Photographer: Andrew Lee
Previously the village hall of the Isle of Raasay, on the Scottish west coast, was housed in the west wing of Raasay House, a nearby mansion historically owned by Clan Macleod. Anyone wishing to attend a concert, talk or ceilidh had to be able to climb 2 flights of stairs and withstand the cold.
The brief called for a fully accessible building to be used by all members of the community for indoor football, shinty, carpet bowls as well as the school gym and a full sized badminton court as well as concerts, ceilidhs, discos and the film club.
In order to avoid installing a lift, which would have been difficult to maintain on a remote island, the hall was designed with level entrances on the two floors to allow anyone with impaired mobility to drive to either door. The upstairs meeting room and gallery are used by the elderly for coffee mornings that can look down over the main hall at the children playing. External stores house equipment for the playgroup and a craft shed for artists groups. The hall is well used and enjoyed by all generations in the community, and now even houses the local hairdressers.
The design is based on the simple agricultural shed. It has a high thermal mass, heavily insulated retaining wall, and a simple steel portal frame infilled with timber, glass and insulation. The roof is a timber rainscreen with an under-layer of waterproof membrane and stone from the site is incorporated into the gabion. Full but protected glazing overlooks the Sound of Raasay and the Red Cuillins of Skye.
The hall is rendered civic through the heightened awareness of scale and through minimal detailing. Externally all detail is removed – no rainwater goods. A single material, a larch rainscreen, is courageously used to envelope both wall and roof.

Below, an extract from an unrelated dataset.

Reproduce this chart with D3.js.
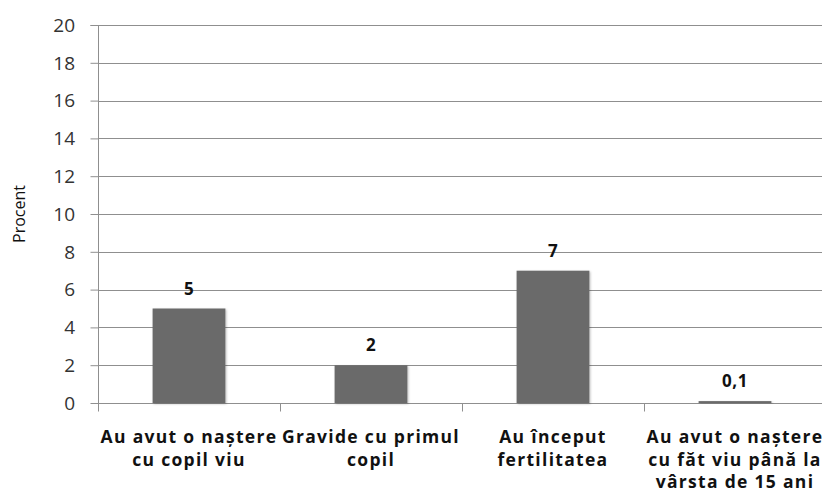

The structure of the hall is uncomplicated, a standard steel frame, clad in a proprietary insulated panel system then skinned both internally and externally by a seamless, timeless surface, a surface that denies the tectonic. Internally the hall is lined in birch plywood and oak flooring. The interiors are glacially simple with no architectural pretension. The building uses a ground-source heat pump with underfloor heating and a heat recovery ventilation system, along with high levels of insulation and thermal control.
The kind of resolution and technical refinement required to pull off this rainscreen is easily achievable in the climatically benign, economically advantaged south. Here on the edge of Europe it is remarkable. Its very simplicity illustrates a resolve and determination to raise the architectural ambitions of the ordinary.